The disconnect, he said, is that people feel entitled to use photographers’ work for free. “Somehow, photographers sometimes end up looking like the bad guy. I don’t get that.”
Amid this impasse, experts say more federal judges—not just Reidinger—are eyeing high-volume copyright plaintiffs skeptically and limiting verdicts to three to five times the copyright holder’s actual losses.
That dynamic might embolden alleged infringers. (As of July 1, 12 of the 31 lawsuits Oppenheimer filed in 2022 haven’t been settled.) But judges have a lot of discretion, and outcomes vary. Ultimately, most defendants have no choice but to pay, Stipkala says.

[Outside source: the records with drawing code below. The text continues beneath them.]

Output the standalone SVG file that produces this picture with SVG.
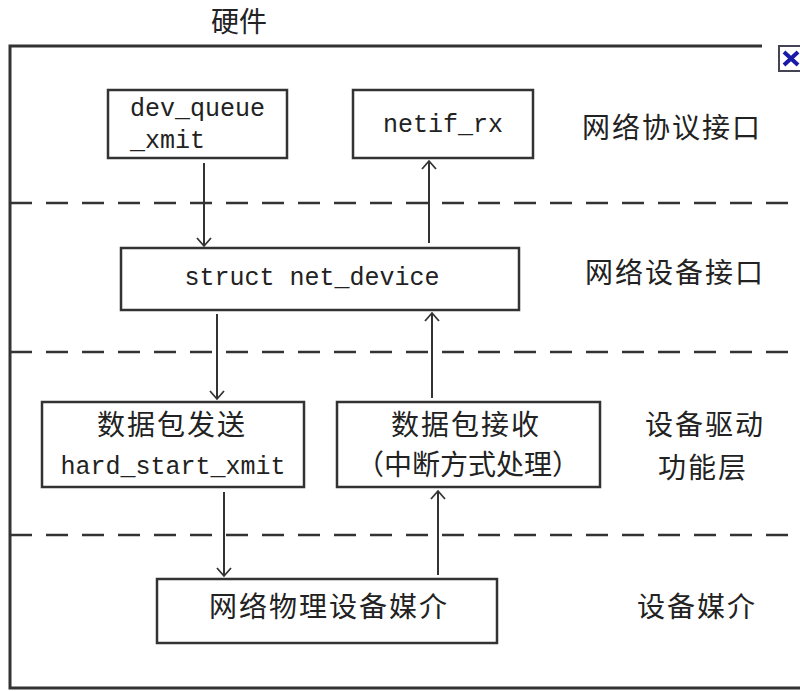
<svg xmlns="http://www.w3.org/2000/svg" width="800" height="691" viewBox="0 0 800 691">
<defs>
<marker id="ah" viewBox="0 0 20 20" refX="10" refY="10" markerWidth="20" markerHeight="20" markerUnits="userSpaceOnUse" orient="auto">
<polyline points="2,3 10,10 2,17" fill="none" stroke="#333" stroke-width="1.8"/>
</marker>
<style>
.box{fill:#fff;stroke:#333;stroke-width:2.5}
.mono{font-family:"Liberation Mono","DejaVu Sans Mono",monospace;font-size:25px;fill:#222}
.cjk{font-family:"Noto Sans CJK SC","Noto Sans",sans-serif;font-size:28px;fill:#222}
.dash{stroke:#333;stroke-width:2.5;stroke-dasharray:22 14;fill:none}
.conn{stroke:#333;stroke-width:2;fill:none;marker-end:url(#ah)}
</style>
</defs>
<rect width="800" height="691" fill="#fff"/>
<text class="cjk" x="239" y="32" text-anchor="middle" font-size="24">硬件</text>
<path d="M762,46 H10 V688 H800" fill="none" stroke="#333" stroke-width="3"/>
<g id="broken-icon">
<rect x="779" y="46" width="24" height="25" fill="#fff" stroke="#445" stroke-width="2"/>
<path d="M784,52 L798,65 M798,52 L784,65" stroke="#1a1aa8" stroke-width="4"/>
</g>
<g id="layers">
<line class="dash" x1="10" y1="203" x2="800" y2="203"/>
<line class="dash" x1="10" y1="352" x2="800" y2="352"/>
<line class="dash" x1="10" y1="535" x2="800" y2="535"/>
<text class="cjk" x="582" y="138" letter-spacing="2">网络协议接口</text>
<text class="cjk" x="585" y="283" letter-spacing="2">网络设备接口</text>
<text class="cjk" x="645" y="435" letter-spacing="2">设备驱动</text>
<text class="cjk" x="658" y="478" letter-spacing="2">功能层</text>
<text class="cjk" x="637" y="617" letter-spacing="2">设备媒介</text>
</g>
<g id="dev_queue_xmit">
<rect class="box" x="108" y="90" width="179" height="68"/>
<text class="mono" x="130" y="116">dev_queue</text>
<text class="mono" x="130" y="148">_xmit</text>
</g>
<g id="netif_rx">
<rect class="box" x="353" y="90" width="180" height="68"/>
<text class="mono" x="443" y="132" text-anchor="middle">netif_rx</text>
</g>
<g id="net_device">
<rect class="box" x="121" y="248" width="398" height="62"/>
<text class="mono" x="312" y="285" text-anchor="middle">struct net_device</text>
</g>
<g id="send">
<rect class="box" x="42" y="402" width="262" height="85"/>
<text class="cjk" x="172" y="435" text-anchor="middle" letter-spacing="2">数据包发送</text>
<text class="mono" x="173" y="474" text-anchor="middle">hard_start_xmit</text>
</g>
<g id="receive">
<rect class="box" x="337" y="402" width="263" height="85"/>
<text class="cjk" x="466" y="435" text-anchor="middle" letter-spacing="2">数据包接收</text>
<text class="cjk" x="468" y="475" text-anchor="middle">（中断方式处理）</text>
</g>
<g id="media">
<rect class="box" x="157" y="579" width="340" height="64"/>
<text class="cjk" x="329" y="617" text-anchor="middle" letter-spacing="2">网络物理设备媒介</text>
</g>
<g id="connectors">
<line class="conn" x1="204" y1="163" x2="204" y2="246"/>
<line class="conn" x1="429" y1="243" x2="429" y2="161"/>
<line class="conn" x1="217" y1="314" x2="217" y2="399"/>
<line class="conn" x1="432" y1="398" x2="432" y2="313"/>
<line class="conn" x1="224" y1="492" x2="224" y2="576"/>
<line class="conn" x1="438" y1="575" x2="438" y2="491"/>
</g>
</svg>
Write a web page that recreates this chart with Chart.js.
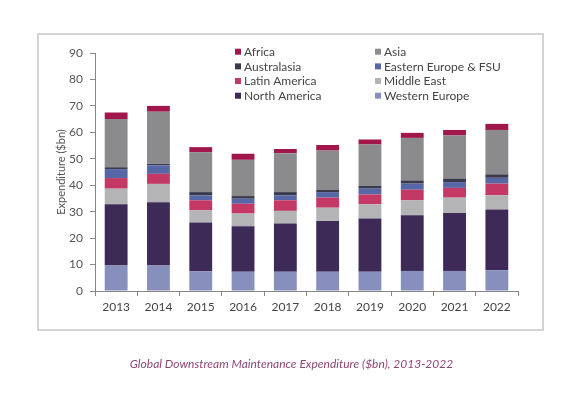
<!DOCTYPE html>
<html>
<head>
<meta charset="utf-8">
<script src="https://cdn.jsdelivr.net/npm/chart.js@4.4.1/dist/chart.umd.min.js"></script>
<style>
    body { margin: 0; background: #fff; }
    #wrap { position: relative; width: 583px; height: 399px; }
    #frame { position: absolute; left: 37px; top: 33px; width: 507px; height: 298px; border: 2px solid #d4d4d4; box-sizing: border-box; }
    #myChart { position: absolute; left: 0; top: 0; }
    #caption { position: absolute; left: 0; top: 356px; width: 583px; text-align: center; font: italic 12px Lato, sans-serif; color: #8c4777; line-height: 15px; }
</style>
</head>
<body>
<div id="wrap">
    <div id="frame"></div>
    <canvas id="myChart" width="583" height="399"></canvas>
    <div id="caption">Global Downstream Maintenance Expenditure ($bn), 2013-2022</div>
</div>
<script>
// x-as
const years = ['2013', '2014', '2015', '2016', '2017', '2018', '2019', '2020', '2021', '2022'];

// waarden per regio ($bn), van onder naar boven gestapeld
const westernEurope = [9.6, 9.6, 7.5, 7.3, 7.3, 7.3, 7.3, 7.6, 7.6, 7.9];
const northAmerica  = [23.2, 24.0, 18.4, 17.2, 18.2, 19.2, 20.1, 21.0, 21.9, 22.9];
const middleEast    = [5.9, 6.9, 4.6, 4.8, 4.8, 5.0, 5.4, 5.7, 5.8, 5.4];
const latinAmerica  = [4.0, 3.8, 3.8, 3.7, 4.0, 3.8, 3.7, 4.0, 3.7, 4.4];
const easternEurope = [3.4, 3.2, 1.9, 1.9, 1.9, 2.1, 2.2, 2.3, 2.2, 2.2];
const australasia   = [0.7, 0.6, 1.2, 1.0, 1.2, 0.9, 1.0, 1.2, 1.2, 1.3];
const asia          = [18.2, 19.7, 15.1, 13.7, 14.7, 14.8, 15.7, 16.1, 16.4, 16.8];
const africa        = [2.5, 2.2, 1.9, 2.3, 1.6, 2.1, 1.9, 1.9, 2.1, 2.3];

const yTicks = { min: 0, max: 90, step: 10 };

const FONT = 'Lato, "Open Sans", sans-serif';

// Legend in twee kolommen (alfabetisch), binnen het plotgebied
const legendPlugin = {
    id: 'twoColLegend',
    afterDraw(chart) {
        const c = chart.ctx;
        const sets = chart.data.datasets.slice().reverse();
        c.save();
        c.font = '12px ' + FONT;
        c.textBaseline = 'middle';
        sets.forEach((ds, i) => {
            const x = i % 2 === 0 ? 235 : 375;
            const y = 51.7 + Math.floor(i / 2) * 14.67;
            c.fillStyle = ds.backgroundColor;
            c.fillRect(x, y - 3, 6, 6);
            c.fillStyle = '#444';
            c.fillText(ds.label, x + 9, y + 0.5);
        });
        c.restore();
    }
};

const ctx = document.getElementById('myChart').getContext('2d');
const myChart = new Chart(ctx, {
    type: 'bar',
    data: {
        labels: years,
        datasets: [
            { label: 'Western Europe', data: westernEurope, backgroundColor: '#8790bd' },
            { label: 'North America', data: northAmerica, backgroundColor: '#3d2a56' },
            { label: 'Middle East', data: middleEast, backgroundColor: '#b4b4b6' },
            { label: 'Latin America', data: latinAmerica, backgroundColor: '#c33865' },
            { label: 'Eastern Europe & FSU', data: easternEurope, backgroundColor: '#5766a4' },
            { label: 'Australasia', data: australasia, backgroundColor: '#3b3a4c' },
            { label: 'Asia', data: asia, backgroundColor: '#8b8b8d' },
            { label: 'Africa', data: africa, backgroundColor: '#a1174b' }
        ]
    },
    options: {
        responsive: false,
        animation: false,
        barPercentage: 0.9,
        categoryPercentage: 0.6,
        layout: { padding: { left: 55, right: 65, top: 53, bottom: 0 } },
        plugins: {
            legend: { display: false },
            tooltip: { enabled: false }
        },
        scales: {
            x: {
                stacked: true,
                grid: { display: true, drawOnChartArea: false, drawTicks: true, tickLength: 5, color: '#888', offset: true },
                border: { display: true, color: '#888' },
                ticks: { color: '#444', font: { family: FONT, size: 12 }, padding: 4 },
                afterFit: scale => { scale.height = 108; }
            },
            y: {
                stacked: true,
                min: yTicks.min,
                max: yTicks.max,
                ticks: { stepSize: yTicks.step, color: '#555', font: { family: FONT, size: 12 }, padding: 7 },
                grid: { display: true, drawOnChartArea: false, drawTicks: true, tickLength: 5, color: '#888' },
                border: { display: true, color: '#888' },
                title: { display: true, text: 'Expenditure ($bn)', color: '#555', font: { family: FONT, size: 11 }, padding: 0 },
                afterFit: scale => { scale.width = 40; }
            }
        }
    },
    plugins: [legendPlugin]
});
</script>
</body>
</html>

“It’s kind of a mess,” he said. “Your damages are going to be $3,000—or $150,000. It’s a very scary moment. So then you call up your friendly neighborhood copyright attorney and ask, ‘How much does it cost to defend this?’ And the friendly neighborhood copyright attorney says it’s going to cost tens of thousands, even hundreds of thousands of dollars to defend. Who the heck has that?”
‘He Hit Everybody’
Four months after he settled with Liz Shirley, Oppenheimer sued her employer, Carolina Sun Properties LLC, over the same photo of Wild Dunes Resort, which it had posted on its website. Carolina Sun owner Sean Leighton said the company’s insurer settled in February 2018 for “$17,000 or some ridiculous number.”

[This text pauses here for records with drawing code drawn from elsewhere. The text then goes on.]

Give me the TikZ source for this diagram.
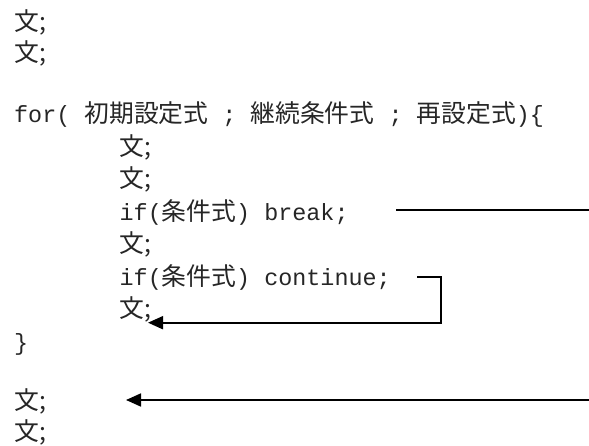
\documentclass[tikz,border=0pt]{standalone}
\usepackage{fontspec}
\setmonofont{Liberation Mono}
\newfontfamily\cjk[Scale=1.06]{Noto Sans CJK JP}
\usetikzlibrary{arrows.meta}
\begin{document}
\begin{tikzpicture}[x=1pt,y=-1pt,
  code/.style={anchor=base west, inner sep=0pt, text=black!85,
    font=\ttfamily\fontsize{23.4pt}{28pt}\selectfont},
  jumpline/.style={line width=1.8pt, line join=miter},
  jumparrow/.style={jumpline, -{Triangle[length=15pt,width=13pt]}}]
\useasboundingbox (0,0) rectangle (589,446);
% code lines
\node[code] (s1) at (14,31) {\cjk 文;};
\node[code] (s2) at (14,62) {\cjk 文;};
\node[code] (for) at (14,123) {for( {\cjk 初期設定式} ; {\cjk 継続条件式} ; {\cjk 再設定式})\{};
\node[code] (s3) at (119.5,155.5) {\cjk 文;};
\node[code] (s4) at (119.5,188) {\cjk 文;};
\node[code] (brk) at (119.5,220.5) {if({\cjk 条件式}) break;};
\node[code] (s5) at (119.5,253) {\cjk 文;};
\node[code] (cont) at (119.5,285.5) {if({\cjk 条件式}) continue;};
\node[code] (s6) at (119.5,318) {\cjk 文;};
\node[code] (close) at (14,350.5) {\}};
\node[code] (s7) at (14,409) {\cjk 文;};
\node[code] (s8) at (14,440) {\cjk 文;};
% connectors
\coordinate (b1) at (396,210);
\coordinate (b2) at (589,210);
\draw[jumpline] (b1) -- (b2);
\coordinate (c1) at (417,277);
\coordinate (c2) at (441,322.7);
\coordinate (c3) at (148,322.7);
\draw[jumparrow] (c1) -| (c2) -- (c3);
\coordinate (e1) at (589,400);
\coordinate (e2) at (126,400);
\draw[jumparrow] (e1) -- (e2);
\end{tikzpicture}
\end{document}
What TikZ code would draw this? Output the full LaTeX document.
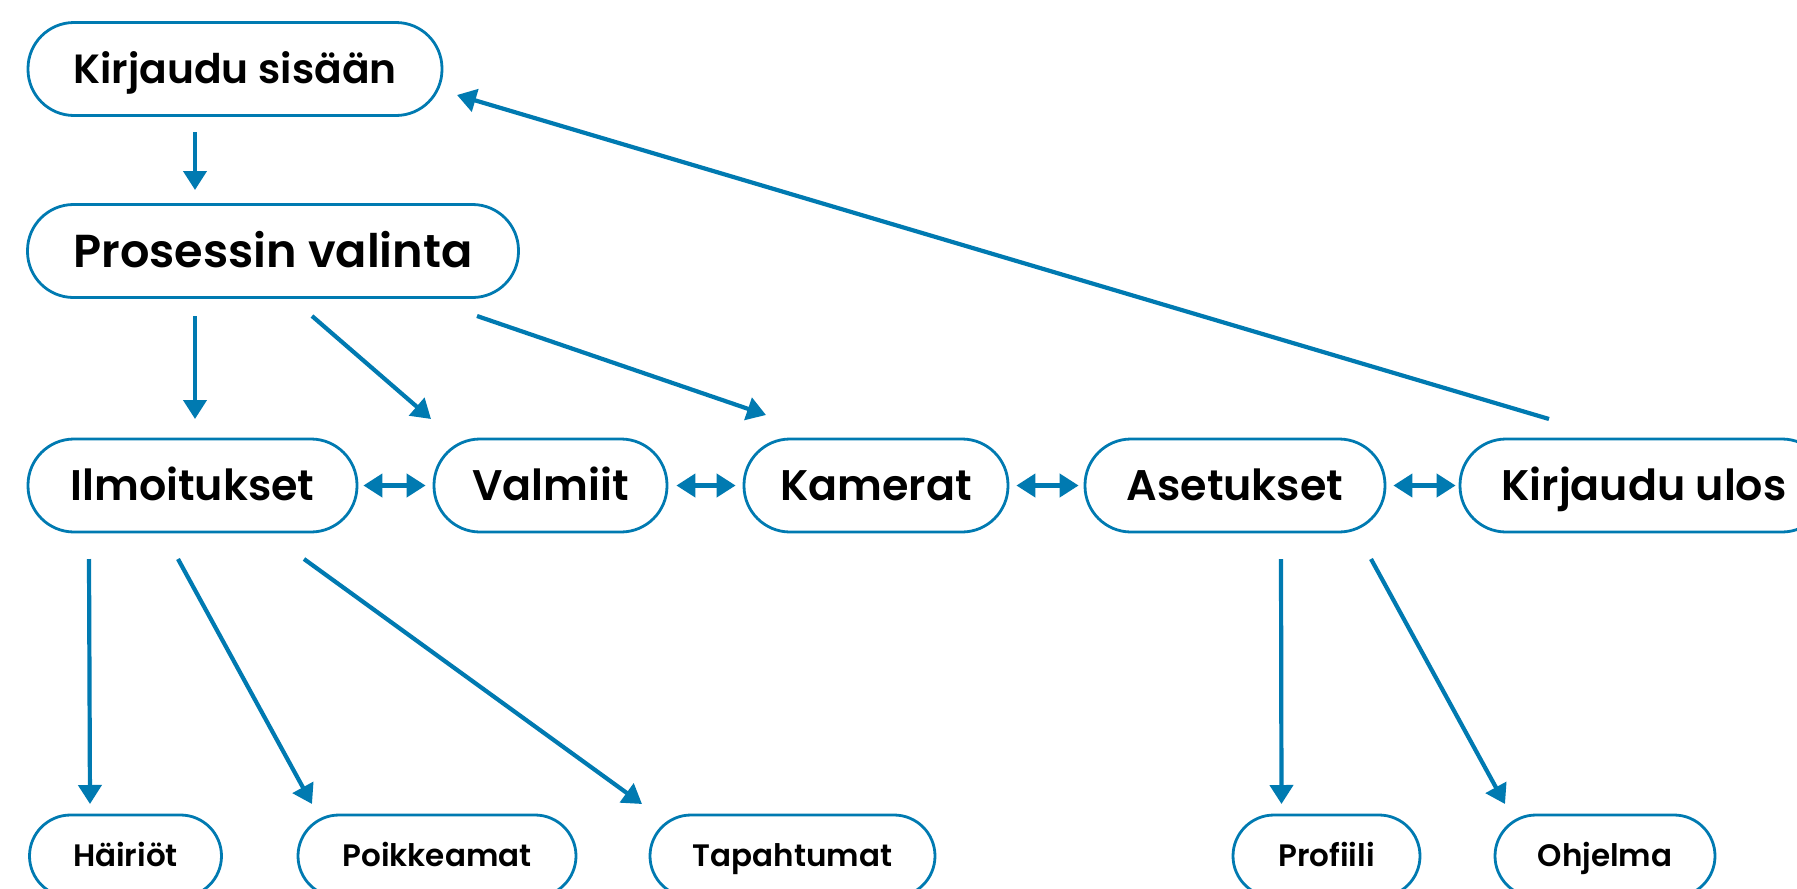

Ben Schuyler, Carolina Sun’s managing broker, had been through it before. Oppenheimer had sued his previous employer in 2014, as well as two other real estate firms in the Charleston area. Oppenheimer went on to sue several more, court records show.
“He hit everybody,” Leighton said. “He was very good at it. We learned a lesson. People became a lot more cautious.”
They said Carolina Sun and other Charleston real estate agencies have become fastidious about obtaining permission to use photos. That’s a point for the argument that statutory damages deter infringement.
But Leighton and Schuyler don’t believe Oppenheimer is doing a public service.
“It was clearly a business he was running for the purpose of screwing people,” Schuyler said.